EXERCISE DESCRIPTION: Extract word for word the lines of the listing from its start to the line holding "-0.10, -0.219, 0.10];", both ends kept; pictures are not part of the copy.

COLLECTED DATA:
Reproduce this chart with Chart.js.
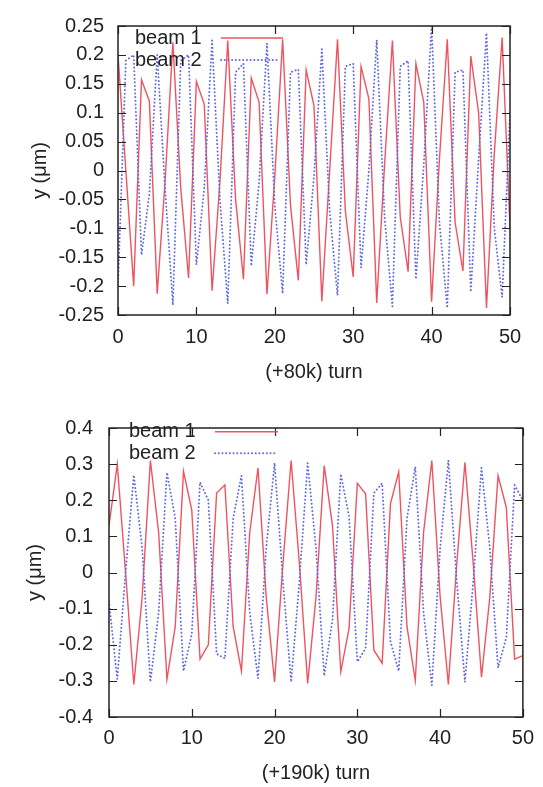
<!DOCTYPE html>
<html>
<head>
<meta charset="utf-8">
<script src="https://cdn.jsdelivr.net/npm/chart.js@4.4.0/dist/chart.umd.min.js"></script>
<style>
  html, body { margin: 0; padding: 0; background: #fff; }
  #wrap { position: relative; width: 543px; height: 787px; }
  canvas { position: absolute; left: 0; }
</style>
</head>
<body>
<div id="wrap">
  <canvas id="topChart" width="543" height="400" style="top:0"></canvas>
  <canvas id="bottomChart" width="543" height="387" style="top:400px"></canvas>
</div>
<script>
  // --- data ---
  const turns = [0, 1, 2, 3, 4, 5, 6, 7, 8, 9, 10, 11, 12, 13, 14, 15, 16, 17, 18, 19, 20,
    21, 22, 23, 24, 25, 26, 27, 28, 29, 30, 31, 32, 33, 34, 35, 36, 37, 38, 39, 40,
    41, 42, 43, 44, 45, 46, 47, 48, 49, 50];

  // upper panel, (+80k) turn
  const beam1Top = [0.20, 0.00, -0.20, 0.157, 0.12, -0.213, -0.02, 0.222, -0.03, -0.186,
    0.154, 0.115, -0.208, -0.02, 0.225, -0.05, -0.188, 0.16, 0.118, -0.214,
    -0.01, 0.227, -0.06, -0.19, 0.174, 0.112, -0.226, 0.0, 0.227, -0.07,
    -0.184, 0.18, 0.124, -0.229, 0.01, 0.225, -0.08, -0.175, 0.185, 0.118,
    -0.227, 0.02, 0.227, -0.09, -0.174, 0.198, 0.10, -0.238, 0.03, 0.23, -0.10];
  const beam2Top = [-0.20, 0.19, 0.20, -0.146, -0.04, 0.20, -0.03, -0.233, 0.19, 0.20,
    -0.163, -0.03, 0.225, -0.05, -0.23, 0.17, 0.185, -0.165, -0.02, 0.22,
    -0.06, -0.213, 0.17, 0.175, -0.163, -0.01, 0.21, -0.07, -0.216, 0.18,
    0.185, -0.168, 0.0, 0.226, -0.08, -0.235, 0.18, 0.19, -0.188, 0.01,
    0.25, -0.09, -0.238, 0.17, 0.174, -0.21, 0.02, 0.238, -0.10, -0.219, 0.10];

  // lower panel, (+190k) turn
  const beam1Bottom = [0.13, 0.30, 0.00, -0.31, -0.07, 0.31, 0.11, -0.296, -0.15, 0.28,
    0.173, -0.24, -0.20, 0.22, 0.242, -0.15, -0.273, 0.11, 0.29, -0.07,
    -0.303, 0.02, 0.31, 0.025, -0.307, -0.07, 0.296, 0.13, -0.275, -0.155,
    0.247, 0.218, -0.215, -0.251, 0.19, 0.279, -0.15, -0.299, 0.11, 0.31,
    -0.066, -0.31, 0.02, 0.305, 0.026, -0.29, -0.07, 0.268, 0.18, -0.24, -0.23];
  const beam2Bottom = [-0.08, -0.295, 0.0, 0.27, 0.07, -0.303, -0.11, 0.277, 0.15, -0.273,
    -0.17, 0.25, 0.20, -0.225, -0.238, 0.15, 0.268, -0.11, -0.293, 0.07,
    0.303, -0.02, -0.303, -0.025, 0.303, 0.07, -0.286, -0.13, 0.273, 0.155,
    -0.247, -0.21, 0.22, 0.247, -0.19, -0.273, 0.15, 0.292, -0.11, -0.312,
    0.066, 0.31, -0.02, -0.303, -0.026, 0.29, 0.07, -0.264, -0.18, 0.242, 0.20];

  const xTicks = [0, 10, 20, 30, 40, 50];
  const yTicksTop = [-0.25, -0.2, -0.15, -0.1, -0.05, 0, 0.05, 0.1, 0.15, 0.2, 0.25];
  const yTicksBottom = [-0.4, -0.3, -0.2, -0.1, 0, 0.1, 0.2, 0.3, 0.4];
  const seriesNames = ["beam 1", "beam 2"];

  const FONT = "'Liberation Sans', Arial, Helvetica, sans-serif";
  const INK = "#222";
  const RED = "rgb(238, 84, 96)";
  const BLUE = "rgb(96, 106, 222)";

  // gnuplot-like frame, inward ticks and key
  const framePlugin = {
    id: "frame",
    afterDatasetsDraw(chart, args, opts) {
      const { ctx, chartArea: a, scales: { x, y } } = chart;
      ctx.save();
      ctx.strokeStyle = INK;
      ctx.lineWidth = 1.5;
      ctx.strokeRect(a.left, a.top, a.right - a.left, a.bottom - a.top);

      ctx.lineWidth = 1.2;
      ctx.beginPath();
      y.ticks.forEach(t => {
        const py = Math.round(y.getPixelForValue(t.value)) + 0.5;
        ctx.moveTo(a.left, py); ctx.lineTo(a.left + 8, py);
        ctx.moveTo(a.right, py); ctx.lineTo(a.right - 8, py);
      });
      x.ticks.forEach(t => {
        const px = Math.round(x.getPixelForValue(t.value)) + 0.5;
        ctx.moveTo(px, a.bottom); ctx.lineTo(px, a.bottom - 8);
        ctx.moveTo(px, a.top); ctx.lineTo(px, a.top + 8);
      });
      ctx.stroke();

      // key: text then sample line
      const k = opts.key;
      ctx.font = "20px " + FONT;
      ctx.fillStyle = INK;
      ctx.textBaseline = "middle";
      ctx.textAlign = "left";
      chart.data.datasets.forEach((ds, i) => {
        const ky = k.y + i * k.gap;
        ctx.fillText(ds.label, k.textX, ky);
        ctx.strokeStyle = ds.borderColor;
        ctx.lineWidth = ds.borderWidth;
        ctx.lineCap = ds.borderCapStyle || "butt";
        ctx.setLineDash(ds.borderDash || []);
        ctx.beginPath();
        ctx.moveTo(k.x0, ky); ctx.lineTo(k.x1[i], ky);
        ctx.stroke();
      });
      ctx.restore();
    }
  };

  function makeChart(id, b1, b2, yTicks, yRange, xTitle, lay) {
    const pts = arr => arr.map((v, i) => ({ x: turns[i], y: v }));
    return new Chart(document.getElementById(id), {
      type: "line",
      data: {
        datasets: [
          { label: seriesNames[0], data: pts(b1), borderColor: RED, borderWidth: 1.4,
            pointRadius: 0, tension: 0, order: 2 },
          { label: seriesNames[1], data: pts(b2), borderColor: BLUE, borderWidth: 1.9,
            borderDash: [0.1, 3.6], borderCapStyle: "round",
            pointRadius: 0, tension: 0, order: 1 }
        ]
      },
      options: {
        responsive: false,
        animation: false,
        devicePixelRatio: 1,
        layout: { padding: { top: lay.padTop, right: lay.padRight, left: 0, bottom: 0 } },
        plugins: {
          legend: { display: false },
          tooltip: { enabled: false },
          frame: { key: lay.key }
        },
        scales: {
          x: {
            type: "linear",
            min: 0, max: 50,
            afterBuildTicks: s => { s.ticks = xTicks.map(v => ({ value: v })); },
            afterFit: s => { s.height = lay.xHeight; },
            grid: { display: false, drawTicks: false },
            border: { display: false },
            ticks: { color: INK, padding: lay.xTickPad, maxRotation: 0,
                     font: { family: FONT, size: 20 } },
            title: { display: true, text: xTitle, color: INK,
                     font: { family: FONT, size: 20 },
                     padding: { top: 0, bottom: lay.xTitlePad } }
          },
          y: {
            type: "linear",
            min: yRange[0], max: yRange[1],
            afterBuildTicks: s => { s.ticks = yTicks.map(v => ({ value: v })); },
            afterFit: s => { s.width = lay.yWidth; },
            grid: { display: false, drawTicks: false },
            border: { display: false },
            ticks: { color: INK, padding: lay.yTickPad,
                     font: { family: FONT, size: 20 },
                     callback: v => String(+v.toFixed(2)) },
            title: { display: true, text: "y (\u03bcm)", color: INK,
                     font: { family: FONT, size: 20 },
                     padding: { top: lay.yTitlePad, bottom: 0 } }
          }
        }
      },
      plugins: [framePlugin]
    });
  }

  makeChart("topChart", beam1Top, beam2Top, yTicksTop, [-0.25, 0.25], "(+80k) turn", {
    padTop: 18, padRight: 33, xHeight: 85, yWidth: 118,
    xTickPad: 10, xTitlePad: 16, yTickPad: 14, yTitlePad: 28,
    key: { textX: 135, x0: 221, x1: [283, 277], y: 38, gap: 22 }
  });

  makeChart("bottomChart", beam1Bottom, beam2Bottom, yTicksBottom, [-0.4, 0.4], "(+190k) turn", {
    padTop: 9, padRight: 16, xHeight: 70, yWidth: 109,
    xTickPad: 9, xTitlePad: 2, yTickPad: 16, yTitlePad: 23,
    key: { textX: 129, x0: 215, x1: [278, 275], y: 31.7, gap: 21.6 }
  });
</script>
</body>
</html>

RIGHT ANSWER:
Reproduce this chart with Chart.js.
<!DOCTYPE html>
<html>
<head>
<meta charset="utf-8">
<script src="https://cdn.jsdelivr.net/npm/chart.js@4.4.0/dist/chart.umd.min.js"></script>
<style>
  html, body { margin: 0; padding: 0; background: #fff; }
  #wrap { position: relative; width: 543px; height: 787px; }
  canvas { position: absolute; left: 0; }
</style>
</head>
<body>
<div id="wrap">
  <canvas id="topChart" width="543" height="400" style="top:0"></canvas>
  <canvas id="bottomChart" width="543" height="387" style="top:400px"></canvas>
</div>
<script>
  // --- data ---
  const turns = [0, 1, 2, 3, 4, 5, 6, 7, 8, 9, 10, 11, 12, 13, 14, 15, 16, 17, 18, 19, 20,
    21, 22, 23, 24, 25, 26, 27, 28, 29, 30, 31, 32, 33, 34, 35, 36, 37, 38, 39, 40,
    41, 42, 43, 44, 45, 46, 47, 48, 49, 50];

  // upper panel, (+80k) turn
  const beam1Top = [0.20, 0.00, -0.20, 0.157, 0.12, -0.213, -0.02, 0.222, -0.03, -0.186,
    0.154, 0.115, -0.208, -0.02, 0.225, -0.05, -0.188, 0.16, 0.118, -0.214,
    -0.01, 0.227, -0.06, -0.19, 0.174, 0.112, -0.226, 0.0, 0.227, -0.07,
    -0.184, 0.18, 0.124, -0.229, 0.01, 0.225, -0.08, -0.175, 0.185, 0.118,
    -0.227, 0.02, 0.227, -0.09, -0.174, 0.198, 0.10, -0.238, 0.03, 0.23, -0.10];
  const beam2Top = [-0.20, 0.19, 0.20, -0.146, -0.04, 0.20, -0.03, -0.233, 0.19, 0.20,
    -0.163, -0.03, 0.225, -0.05, -0.23, 0.17, 0.185, -0.165, -0.02, 0.22,
    -0.06, -0.213, 0.17, 0.175, -0.163, -0.01, 0.21, -0.07, -0.216, 0.18,
    0.185, -0.168, 0.0, 0.226, -0.08, -0.235, 0.18, 0.19, -0.188, 0.01,
    0.25, -0.09, -0.238, 0.17, 0.174, -0.21, 0.02, 0.238, -0.10, -0.219, 0.10];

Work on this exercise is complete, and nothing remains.